STATED GOAL:
Tally the lines holding "this" and state only that figure.

DATA:
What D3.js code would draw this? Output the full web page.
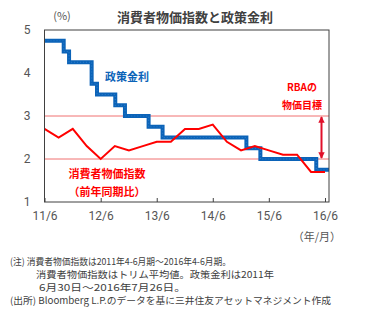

--

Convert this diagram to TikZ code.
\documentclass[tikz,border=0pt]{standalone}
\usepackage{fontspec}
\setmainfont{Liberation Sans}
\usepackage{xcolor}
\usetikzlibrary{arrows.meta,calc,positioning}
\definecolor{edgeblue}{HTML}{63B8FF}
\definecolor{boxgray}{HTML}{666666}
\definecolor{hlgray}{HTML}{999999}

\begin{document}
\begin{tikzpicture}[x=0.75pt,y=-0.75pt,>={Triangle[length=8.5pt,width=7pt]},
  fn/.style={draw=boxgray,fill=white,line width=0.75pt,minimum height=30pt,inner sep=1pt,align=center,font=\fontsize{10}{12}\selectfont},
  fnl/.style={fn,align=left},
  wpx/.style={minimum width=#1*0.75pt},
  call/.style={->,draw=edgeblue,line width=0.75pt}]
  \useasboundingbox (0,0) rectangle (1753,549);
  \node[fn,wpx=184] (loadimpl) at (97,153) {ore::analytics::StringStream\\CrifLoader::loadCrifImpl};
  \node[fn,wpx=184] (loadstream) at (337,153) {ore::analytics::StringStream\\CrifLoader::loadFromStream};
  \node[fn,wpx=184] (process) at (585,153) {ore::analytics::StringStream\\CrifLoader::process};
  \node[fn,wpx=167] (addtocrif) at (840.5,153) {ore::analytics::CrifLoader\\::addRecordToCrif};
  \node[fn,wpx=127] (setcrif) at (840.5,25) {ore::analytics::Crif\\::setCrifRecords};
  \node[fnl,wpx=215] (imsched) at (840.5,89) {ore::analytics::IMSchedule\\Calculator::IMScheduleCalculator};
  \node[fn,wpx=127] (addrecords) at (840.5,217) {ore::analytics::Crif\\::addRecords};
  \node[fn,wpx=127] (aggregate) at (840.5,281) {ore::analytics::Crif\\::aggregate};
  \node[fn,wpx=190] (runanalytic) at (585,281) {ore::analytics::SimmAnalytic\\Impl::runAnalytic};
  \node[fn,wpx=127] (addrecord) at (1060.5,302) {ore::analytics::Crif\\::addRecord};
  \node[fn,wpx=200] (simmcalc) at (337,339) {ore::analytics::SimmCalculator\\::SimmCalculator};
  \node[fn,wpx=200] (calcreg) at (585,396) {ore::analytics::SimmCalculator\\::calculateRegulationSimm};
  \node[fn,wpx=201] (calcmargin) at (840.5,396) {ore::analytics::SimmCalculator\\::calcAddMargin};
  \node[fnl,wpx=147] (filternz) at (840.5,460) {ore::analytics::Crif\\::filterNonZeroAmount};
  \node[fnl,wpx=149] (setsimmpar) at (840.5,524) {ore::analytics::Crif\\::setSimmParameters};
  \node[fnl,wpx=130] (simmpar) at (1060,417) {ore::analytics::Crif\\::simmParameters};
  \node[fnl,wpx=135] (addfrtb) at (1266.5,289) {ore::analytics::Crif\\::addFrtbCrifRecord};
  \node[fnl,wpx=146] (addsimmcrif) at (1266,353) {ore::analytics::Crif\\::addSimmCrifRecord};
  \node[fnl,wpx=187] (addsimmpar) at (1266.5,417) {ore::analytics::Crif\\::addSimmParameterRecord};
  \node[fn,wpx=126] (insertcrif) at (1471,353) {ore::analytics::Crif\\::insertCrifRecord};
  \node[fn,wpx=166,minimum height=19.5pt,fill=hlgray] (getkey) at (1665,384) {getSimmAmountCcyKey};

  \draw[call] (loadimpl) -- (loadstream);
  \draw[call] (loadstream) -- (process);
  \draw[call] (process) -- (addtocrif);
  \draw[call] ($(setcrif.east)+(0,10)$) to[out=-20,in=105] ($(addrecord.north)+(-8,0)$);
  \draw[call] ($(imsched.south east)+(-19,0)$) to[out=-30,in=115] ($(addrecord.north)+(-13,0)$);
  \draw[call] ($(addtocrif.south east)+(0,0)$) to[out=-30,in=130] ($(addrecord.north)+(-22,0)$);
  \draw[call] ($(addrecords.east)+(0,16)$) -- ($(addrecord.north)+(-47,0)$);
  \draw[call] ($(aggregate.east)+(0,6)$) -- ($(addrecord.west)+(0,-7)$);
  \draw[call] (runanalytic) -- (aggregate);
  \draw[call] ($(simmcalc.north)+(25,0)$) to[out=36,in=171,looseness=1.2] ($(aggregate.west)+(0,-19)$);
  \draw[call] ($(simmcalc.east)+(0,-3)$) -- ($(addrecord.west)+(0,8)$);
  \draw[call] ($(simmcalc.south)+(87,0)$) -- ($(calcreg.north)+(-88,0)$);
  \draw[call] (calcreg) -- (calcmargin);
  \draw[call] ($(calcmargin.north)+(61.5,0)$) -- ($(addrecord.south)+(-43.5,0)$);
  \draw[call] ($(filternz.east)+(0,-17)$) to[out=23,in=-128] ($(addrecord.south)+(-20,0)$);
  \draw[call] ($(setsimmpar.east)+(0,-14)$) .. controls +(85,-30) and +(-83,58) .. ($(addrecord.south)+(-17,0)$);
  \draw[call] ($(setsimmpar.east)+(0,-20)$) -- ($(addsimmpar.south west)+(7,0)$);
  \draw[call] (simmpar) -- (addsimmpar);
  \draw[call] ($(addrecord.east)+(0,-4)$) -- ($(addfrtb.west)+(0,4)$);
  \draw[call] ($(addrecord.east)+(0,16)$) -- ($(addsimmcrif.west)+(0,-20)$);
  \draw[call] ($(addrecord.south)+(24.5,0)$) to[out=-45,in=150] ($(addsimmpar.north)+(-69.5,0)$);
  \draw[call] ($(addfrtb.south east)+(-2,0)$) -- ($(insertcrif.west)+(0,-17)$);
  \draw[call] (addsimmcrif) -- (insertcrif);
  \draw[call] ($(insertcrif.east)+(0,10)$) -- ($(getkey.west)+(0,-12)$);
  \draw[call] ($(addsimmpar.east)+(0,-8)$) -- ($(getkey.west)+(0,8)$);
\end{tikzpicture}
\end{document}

WRITTEN SOLUTION:
2